All of the material below is to be restated word for word, apart from the pictures.
★ ★ ★
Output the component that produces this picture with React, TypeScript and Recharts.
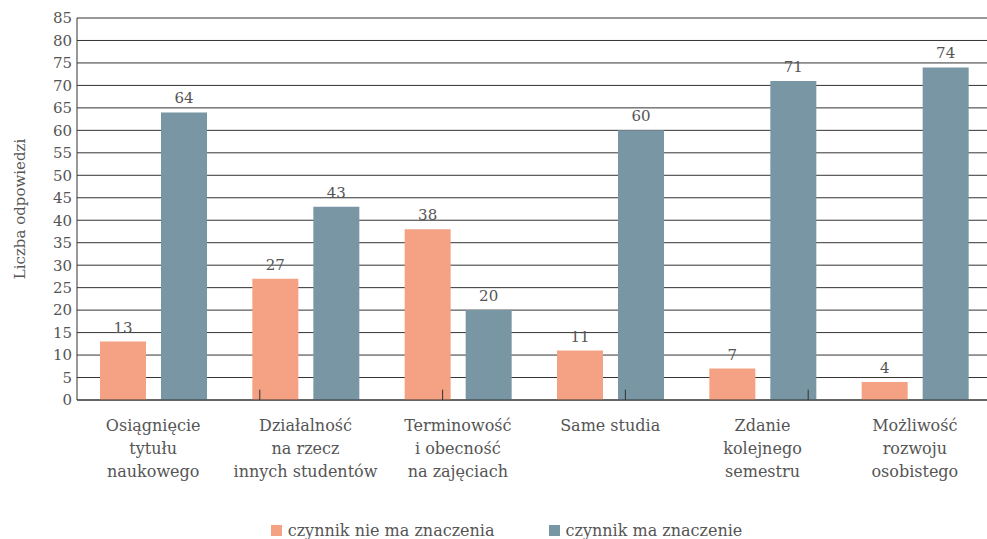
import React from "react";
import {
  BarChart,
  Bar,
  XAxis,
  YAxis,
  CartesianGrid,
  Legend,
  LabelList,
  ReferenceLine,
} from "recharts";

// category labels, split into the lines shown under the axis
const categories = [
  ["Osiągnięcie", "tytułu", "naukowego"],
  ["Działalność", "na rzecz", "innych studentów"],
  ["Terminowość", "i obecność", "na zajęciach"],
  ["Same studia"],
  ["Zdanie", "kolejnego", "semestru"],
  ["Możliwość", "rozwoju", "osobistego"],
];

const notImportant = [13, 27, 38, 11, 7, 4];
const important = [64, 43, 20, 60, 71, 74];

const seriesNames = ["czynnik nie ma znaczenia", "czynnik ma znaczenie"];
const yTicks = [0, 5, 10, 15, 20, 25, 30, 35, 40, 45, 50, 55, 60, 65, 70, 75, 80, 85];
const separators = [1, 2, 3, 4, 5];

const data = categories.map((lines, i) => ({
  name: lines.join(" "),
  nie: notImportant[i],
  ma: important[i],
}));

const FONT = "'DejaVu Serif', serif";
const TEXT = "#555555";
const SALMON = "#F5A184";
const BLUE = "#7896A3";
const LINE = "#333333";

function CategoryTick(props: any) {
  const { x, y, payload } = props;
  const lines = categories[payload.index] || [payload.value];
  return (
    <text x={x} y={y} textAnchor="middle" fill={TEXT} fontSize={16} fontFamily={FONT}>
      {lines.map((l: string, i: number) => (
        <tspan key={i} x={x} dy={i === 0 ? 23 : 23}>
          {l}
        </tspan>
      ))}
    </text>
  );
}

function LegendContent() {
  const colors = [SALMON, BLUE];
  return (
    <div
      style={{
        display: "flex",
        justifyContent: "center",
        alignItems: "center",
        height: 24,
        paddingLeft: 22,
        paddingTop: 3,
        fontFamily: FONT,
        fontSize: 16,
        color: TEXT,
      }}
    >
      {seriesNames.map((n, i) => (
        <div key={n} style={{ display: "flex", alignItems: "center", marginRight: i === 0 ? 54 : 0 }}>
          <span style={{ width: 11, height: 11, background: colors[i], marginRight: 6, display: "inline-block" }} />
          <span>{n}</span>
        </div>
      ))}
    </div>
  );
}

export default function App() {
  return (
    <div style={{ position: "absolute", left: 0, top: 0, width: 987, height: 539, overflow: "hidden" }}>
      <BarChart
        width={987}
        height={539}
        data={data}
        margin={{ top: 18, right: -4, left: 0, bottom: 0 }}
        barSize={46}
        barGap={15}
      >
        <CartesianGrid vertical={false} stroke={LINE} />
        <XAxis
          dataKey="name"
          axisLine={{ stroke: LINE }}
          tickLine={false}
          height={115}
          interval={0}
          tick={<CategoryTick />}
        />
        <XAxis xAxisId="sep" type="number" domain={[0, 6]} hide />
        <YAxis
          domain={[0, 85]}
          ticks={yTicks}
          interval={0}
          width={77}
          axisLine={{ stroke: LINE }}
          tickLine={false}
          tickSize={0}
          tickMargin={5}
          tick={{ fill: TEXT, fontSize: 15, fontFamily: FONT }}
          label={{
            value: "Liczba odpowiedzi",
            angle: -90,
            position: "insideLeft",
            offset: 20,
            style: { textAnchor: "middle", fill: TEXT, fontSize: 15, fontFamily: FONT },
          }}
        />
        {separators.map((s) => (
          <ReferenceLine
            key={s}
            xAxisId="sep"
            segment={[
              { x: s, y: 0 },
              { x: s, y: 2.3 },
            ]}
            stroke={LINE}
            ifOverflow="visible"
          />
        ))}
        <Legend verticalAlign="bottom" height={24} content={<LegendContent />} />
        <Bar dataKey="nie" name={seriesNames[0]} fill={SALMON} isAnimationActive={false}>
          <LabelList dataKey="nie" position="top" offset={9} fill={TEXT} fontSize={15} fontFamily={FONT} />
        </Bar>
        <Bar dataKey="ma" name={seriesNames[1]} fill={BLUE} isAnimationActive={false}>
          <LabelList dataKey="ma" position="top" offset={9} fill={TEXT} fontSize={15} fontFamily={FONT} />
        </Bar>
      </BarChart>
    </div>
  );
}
★ ★ ★
### Complete answer:
Output the component that produces this picture with React, TypeScript and Recharts.
import React from "react";
import {
  BarChart,
  Bar,
  XAxis,
  YAxis,
  CartesianGrid,
  Legend,
  LabelList,
  ReferenceLine,
} from "recharts";

// category labels, split into the lines shown under the axis
const categories = [
  ["Osiągnięcie", "tytułu", "naukowego"],
  ["Działalność", "na rzecz", "innych studentów"],
  ["Terminowość", "i obecność", "na zajęciach"],
  ["Same studia"],
  ["Zdanie", "kolejnego", "semestru"],
  ["Możliwość", "rozwoju", "osobistego"],
];

const notImportant = [13, 27, 38, 11, 7, 4];
const important = [64, 43, 20, 60, 71, 74];

const seriesNames = ["czynnik nie ma znaczenia", "czynnik ma znaczenie"];
const yTicks = [0, 5, 10, 15, 20, 25, 30, 35, 40, 45, 50, 55, 60, 65, 70, 75, 80, 85];
const separators = [1, 2, 3, 4, 5];

const data = categories.map((lines, i) => ({
  name: lines.join(" "),
  nie: notImportant[i],
  ma: important[i],
}));

const FONT = "'DejaVu Serif', serif";
const TEXT = "#555555";
const SALMON = "#F5A184";
const BLUE = "#7896A3";
const LINE = "#333333";

function CategoryTick(props: any) {
  const { x, y, payload } = props;
  const lines = categories[payload.index] || [payload.value];
  return (
    <text x={x} y={y} textAnchor="middle" fill={TEXT} fontSize={16} fontFamily={FONT}>
      {lines.map((l: string, i: number) => (
        <tspan key={i} x={x} dy={i === 0 ? 23 : 23}>
          {l}
        </tspan>
      ))}
    </text>
  );
}

function LegendContent() {
  const colors = [SALMON, BLUE];
  return (
    <div
      style={{
        display: "flex",
        justifyContent: "center",
        alignItems: "center",
        height: 24,
        paddingLeft: 22,
        paddingTop: 3,
        fontFamily: FONT,
        fontSize: 16,
        color: TEXT,
      }}
    >
      {seriesNames.map((n, i) => (
        <div key={n} style={{ display: "flex", alignItems: "center", marginRight: i === 0 ? 54 : 0 }}>
          <span style={{ width: 11, height: 11, background: colors[i], marginRight: 6, display: "inline-block" }} />
          <span>{n}</span>
        </div>
      ))}
    </div>
  );
}

export default function App() {
  return (
    <div style={{ position: "absolute", left: 0, top: 0, width: 987, height: 539, overflow: "hidden" }}>
      <BarChart
        width={987}
        height={539}
        data={data}
        margin={{ top: 18, right: -4, left: 0, bottom: 0 }}
        barSize={46}
        barGap={15}
      >
        <CartesianGrid vertical={false} stroke={LINE} />
        <XAxis
          dataKey="name"
          axisLine={{ stroke: LINE }}
          tickLine={false}
          height={115}
          interval={0}
          tick={<CategoryTick />}
        />
        <XAxis xAxisId="sep" type="number" domain={[0, 6]} hide />
        <YAxis
          domain={[0, 85]}
          ticks={yTicks}
          interval={0}
          width={77}
          axisLine={{ stroke: LINE }}
          tickLine={false}
          tickSize={0}
          tickMargin={5}
          tick={{ fill: TEXT, fontSize: 15, fontFamily: FONT }}
          label={{
            value: "Liczba odpowiedzi",
            angle: -90,
            position: "insideLeft",
            offset: 20,
            style: { textAnchor: "middle", fill: TEXT, fontSize: 15, fontFamily: FONT },
          }}
        />
        {separators.map((s) => (
          <ReferenceLine
            key={s}
            xAxisId="sep"
            segment={[
              { x: s, y: 0 },
              { x: s, y: 2.3 },
            ]}
            stroke={LINE}
            ifOverflow="visible"
          />
        ))}
        <Legend verticalAlign="bottom" height={24} content={<LegendContent />} />
        <Bar dataKey="nie" name={seriesNames[0]} fill={SALMON} isAnimationActive={false}>
          <LabelList dataKey="nie" position="top" offset={9} fill={TEXT} fontSize={15} fontFamily={FONT} />
        </Bar>
        <Bar dataKey="ma" name={seriesNames[1]} fill={BLUE} isAnimationActive={false}>
          <LabelList dataKey="ma" position="top" offset={9} fill={TEXT} fontSize={15} fontFamily={FONT} />
        </Bar>
      </BarChart>
    </div>
  );
}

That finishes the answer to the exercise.